La diocesi di Milano, al riguardo, con la sua forte spiritualità ereditata dalla tradizione, veicolata dalla sua liturgia ambrosiana e attualizzata dai suoi sapienti pastori, dal beato cardinale Schuster al cardinale Montini, dal cardinale Colombo al cardinale Martini, fino ad arrivare al cardinale Tettamanzi, offre a un prete “giovane” una solidità spirituale e pastorale impareggiabili.

Vi confesso che in momenti difficili della mia esistenza sacerdotale o in alcuni periodi di confusione, quali furono quelli intorno al 1968, accanto al dono della fede mi è stata di grande aiuto la mia precoce, ma anche educata, tendenza a considerare la Chiesa ambrosiana quale punto sicuro di riferimento.

Ho esercitato lo spirito critico in misura sufficiente, ma per quanto concerne le mie destinazioni, non ho mai dimenticato il monito del mio antico Rettore monsignor Giovanni Colombo, che mi disse come al sacerdote diocesano spetta il diritto della penultima parola, ma all’Arcivescovo spetta il diritto dell’ultima.

Per un prete diocesano il riferimento alla propria Chiesa e al proprio Arcivescovo è fondamentale. Il tutto, a mio avviso, va vissuto in una logica di dedizione che tenga conto, senza esagerare, delle proprie forze.
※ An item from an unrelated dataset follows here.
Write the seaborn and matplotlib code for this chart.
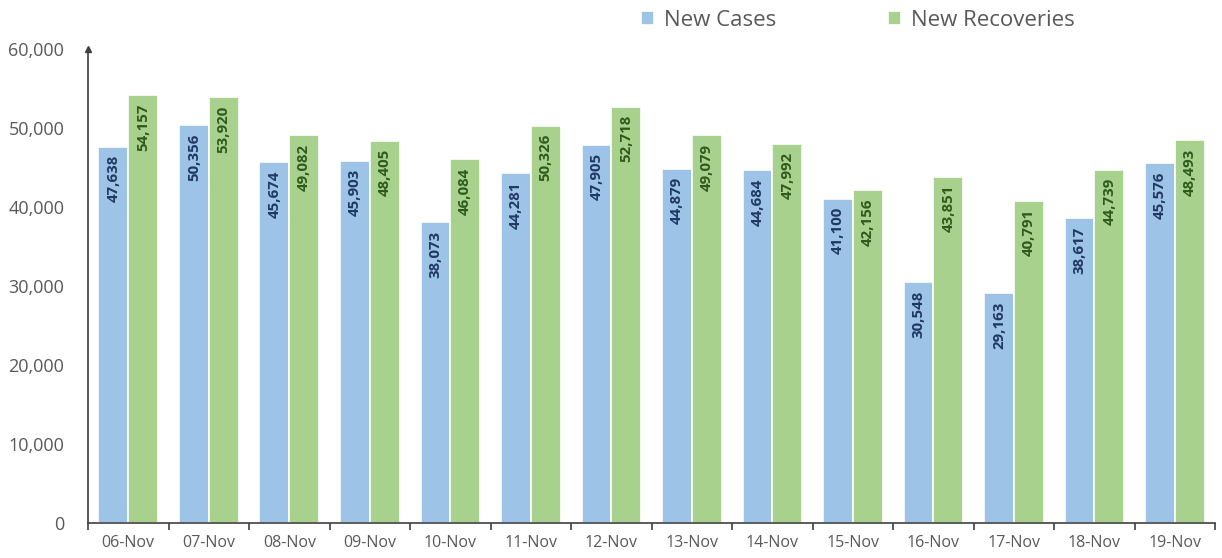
import matplotlib
matplotlib.use("Agg")
import matplotlib.pyplot as plt
import seaborn as sns
import pandas as pd

dates = ["06-Nov", "07-Nov", "08-Nov", "09-Nov", "10-Nov", "11-Nov", "12-Nov",
         "13-Nov", "14-Nov", "15-Nov", "16-Nov", "17-Nov", "18-Nov", "19-Nov"]
new_cases = [47638, 50356, 45674, 45903, 38073, 44281, 47905,
             44879, 44684, 41100, 30548, 29163, 38617, 45576]
new_recoveries = [54157, 53920, 49082, 48405, 46084, 50326, 52718,
                  49079, 47992, 42156, 43851, 40791, 44739, 48493]
series_names = ["New Cases", "New Recoveries"]
y_ticks = [0, 10000, 20000, 30000, 40000, 50000, 60000]

sns.set_theme(style="white")
plt.rcParams['font.family'] = ['Open Sans', 'DejaVu Sans']

df = pd.DataFrame({
    "date": dates * 2,
    "value": new_cases + new_recoveries,
    "series": [series_names[0]] * len(dates) + [series_names[1]] * len(dates),
})

bar_colors = ["#9DC3E6", "#A9D18E"]
text_colors = ["#1F3864", "#2E5A1C"]

fig = plt.figure(figsize=(12.22, 5.58), dpi=100)
ax = fig.add_axes([0.072, 0.062, 0.9225, 0.85])
sns.barplot(data=df, x="date", y="value", hue="series", palette=bar_colors,
            width=0.74, edgecolor="white", linewidth=1.2, ax=ax, legend=True,
            saturation=1)

for container, tc in zip(ax.containers, text_colors):
    labels = [f"{v:,.0f}" for v in container.datavalues]
    ax.bar_label(container, labels=labels, label_type="edge", padding=-6,
                 rotation=90, color=tc, fontsize=10.8, fontweight="bold")
    for t in ax.texts[-len(labels):]:
        t.set_va("top")

ax.set_ylim(0, 60000)
ax.set_xlim(-0.5, len(dates) - 0.5)
ax.set_yticks(y_ticks)
ax.set_yticklabels([f"{v:,}" for v in y_ticks])
ax.set_xlabel("")
ax.set_ylabel("")
for s in ["top", "right"]:
    ax.spines[s].set_visible(False)
for s in ["left", "bottom"]:
    ax.spines[s].set_color("#404040")
    ax.spines[s].set_linewidth(1.2)
ax.tick_params(axis="y", length=0, labelsize=13, labelcolor="#595959", pad=17)
ax.tick_params(axis="x", which="major", length=0, labelsize=11.5, labelcolor="#595959", pad=8)
# category separator ticks
ax.set_xticks([i + 0.5 for i in range(-1, len(dates))], minor=True)
ax.tick_params(axis="x", which="minor", bottom=True, length=5, width=1.2,
               color="#404040", direction="out")
ax.plot(0, 1, marker="^", color="#404040", markersize=4, transform=ax.transAxes, clip_on=False)

leg = ax.legend(loc="center", bbox_to_anchor=(0.683, 1.06), ncol=2, frameon=False,
                fontsize=16, handlelength=0.6, handleheight=0.6, columnspacing=5.0,
                handletextpad=0.45, labelcolor="#595959")

fig.savefig("out.png", dpi=100)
Quando un prete si dedica alla propria comunità con abnegazione e con grande cuore, ha non solo il diritto, ma anche il dovere di ritemprare le sue forze con lo studio e l’orazione, con la pratica di qualche piccolo svago e soprattutto mantenendo, da persona adulta, un sano rapporto con la propria famiglia d’origine.

La fede nel Signore, la consapevolezza del proprio ministero, il lavoro continuo sul proprio carattere, il riconoscimento di qualche zona d’ombra che inesorabilmente in esso si cela, sono ingredienti di una sana, equilibrata e felice esistenza presbiterale. L’impegno non è indifferente, ma la grazia di Dio fa delle belle sorprese; l’avventura presbiterale vale la pena di essere vissuta anche nell’attuale società frantumata, in cui la Chiesa mantiene le radici nel suo passato e rivolge il tronco e i rami all’avvenire.